— START —

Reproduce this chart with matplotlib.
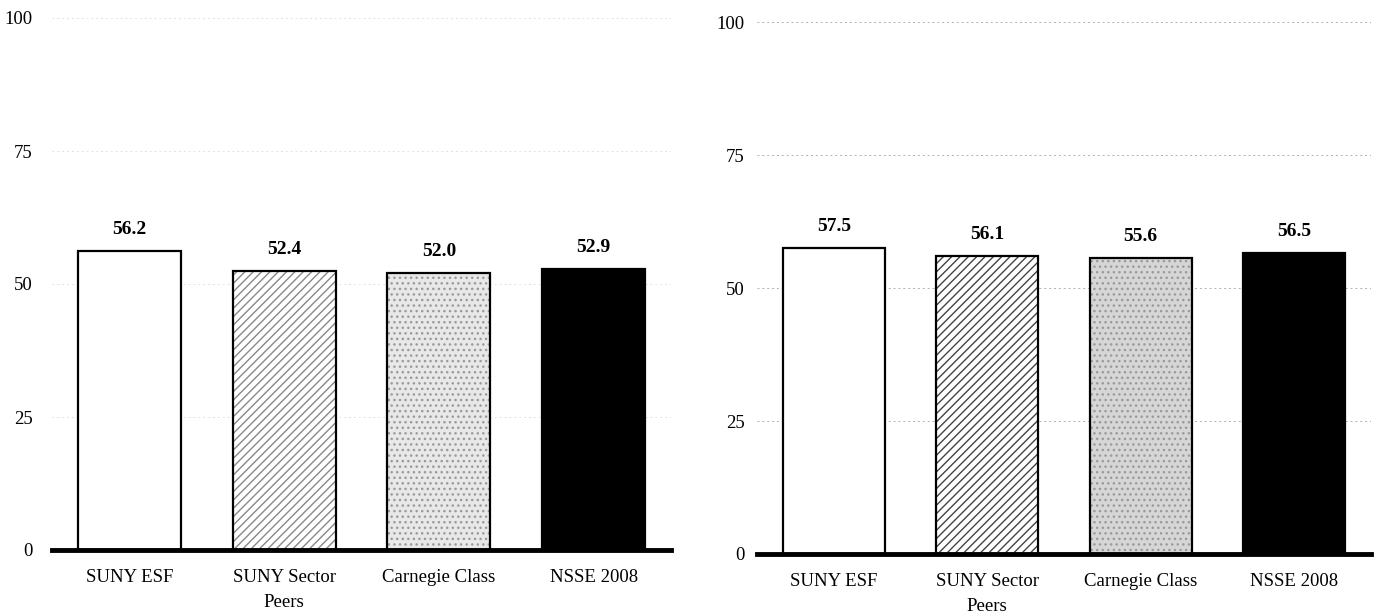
import matplotlib.pyplot as plt

plt.rcParams["font.family"] = ["Liberation Serif", "DejaVu Serif"]

categories = ["SUNY ESF", "SUNY Sector\nPeers", "Carnegie Class", "NSSE 2008"]
left_values = [56.2, 52.4, 52.0, 52.9]
right_values = [57.5, 56.1, 55.6, 56.5]
yticks = [0, 25, 50, 75, 100]

fig = plt.figure(figsize=(13.76, 6.15), dpi=100)
ax_l = fig.add_axes([52 / 1376, 65 / 615, 619 / 1376, 532 / 615])
ax_r = fig.add_axes([757 / 1376, 61 / 615, 614 / 1376, 532 / 615])


def draw_panel(ax, values, stipple_face, grid_color, hatch_color, pad):
    x = range(len(values))
    w = 0.665
    # fills (hatch drawn with edgecolor, so outline is drawn separately)
    fills = ["white", "white", stipple_face, "black"]
    hatches = [None, "////", "...", None]
    hcols = ["white", hatch_color, "#9a9a9a", "black"]
    for i, v in enumerate(values):
        ax.bar(i, v, width=w, color=fills[i], hatch=hatches[i],
               edgecolor=hcols[i], linewidth=0, zorder=2)
    ax.bar(x, values, width=w, facecolor="none", edgecolor="black",
           linewidth=1.6, zorder=3)
    for i, v in enumerate(values):
        ax.annotate(f"{v:.1f}", (i, v), xytext=(0, 13), textcoords="offset pixels",
                    ha="center", va="bottom", fontsize=14, fontweight="bold")

    for t in yticks[1:]:
        ax.axhline(t, color=grid_color, linestyle=(0, (2, 3)), linewidth=0.7, zorder=1)

    ax.set_xlim(-0.5, 3.5)
    ax.set_ylim(0, 100)
    ax.set_yticks(yticks)
    ax.set_xticks(list(x))
    ax.set_xticklabels(categories, linespacing=1.55)
    for s in ["top", "right", "left"]:
        ax.spines[s].set_visible(False)
    ax.spines["bottom"].set_linewidth(3.5)
    ax.spines["bottom"].set_zorder(4)
    ax.tick_params(axis="both", length=0, labelsize=13.5)
    ax.tick_params(axis="y", pad=pad)
    ax.tick_params(axis="x", pad=14)


draw_panel(ax_l, left_values, "#e8e8e8", "#e2e2e2", "#888888", 14)
draw_panel(ax_r, right_values, "#d6d6d6", "#b0b0b0", "#444444", 9)

fig.savefig("out.png", dpi=100)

— END —

Set exercise —
Leaving out the pictures, repeat the data above exactly.

Response to the task —
Reproduce this chart with matplotlib.
import matplotlib.pyplot as plt

plt.rcParams["font.family"] = ["Liberation Serif", "DejaVu Serif"]

categories = ["SUNY ESF", "SUNY Sector\nPeers", "Carnegie Class", "NSSE 2008"]
left_values = [56.2, 52.4, 52.0, 52.9]
right_values = [57.5, 56.1, 55.6, 56.5]
yticks = [0, 25, 50, 75, 100]

fig = plt.figure(figsize=(13.76, 6.15), dpi=100)
ax_l = fig.add_axes([52 / 1376, 65 / 615, 619 / 1376, 532 / 615])
ax_r = fig.add_axes([757 / 1376, 61 / 615, 614 / 1376, 532 / 615])


def draw_panel(ax, values, stipple_face, grid_color, hatch_color, pad):
    x = range(len(values))
    w = 0.665
    # fills (hatch drawn with edgecolor, so outline is drawn separately)
    fills = ["white", "white", stipple_face, "black"]
    hatches = [None, "////", "...", None]
    hcols = ["white", hatch_color, "#9a9a9a", "black"]
    for i, v in enumerate(values):
        ax.bar(i, v, width=w, color=fills[i], hatch=hatches[i],
               edgecolor=hcols[i], linewidth=0, zorder=2)
    ax.bar(x, values, width=w, facecolor="none", edgecolor="black",
           linewidth=1.6, zorder=3)
    for i, v in enumerate(values):
        ax.annotate(f"{v:.1f}", (i, v), xytext=(0, 13), textcoords="offset pixels",
                    ha="center", va="bottom", fontsize=14, fontweight="bold")

    for t in yticks[1:]:
        ax.axhline(t, color=grid_color, linestyle=(0, (2, 3)), linewidth=0.7, zorder=1)

    ax.set_xlim(-0.5, 3.5)
    ax.set_ylim(0, 100)
    ax.set_yticks(yticks)
    ax.set_xticks(list(x))
    ax.set_xticklabels(categories, linespacing=1.55)
    for s in ["top", "right", "left"]:
        ax.spines[s].set_visible(False)
    ax.spines["bottom"].set_linewidth(3.5)
    ax.spines["bottom"].set_zorder(4)
    ax.tick_params(axis="both", length=0, labelsize=13.5)
    ax.tick_params(axis="y", pad=pad)
    ax.tick_params(axis="x", pad=14)


draw_panel(ax_l, left_values, "#e8e8e8", "#e2e2e2", "#888888", 14)
draw_panel(ax_r, right_values, "#d6d6d6", "#b0b0b0", "#444444", 9)

fig.savefig("out.png", dpi=100)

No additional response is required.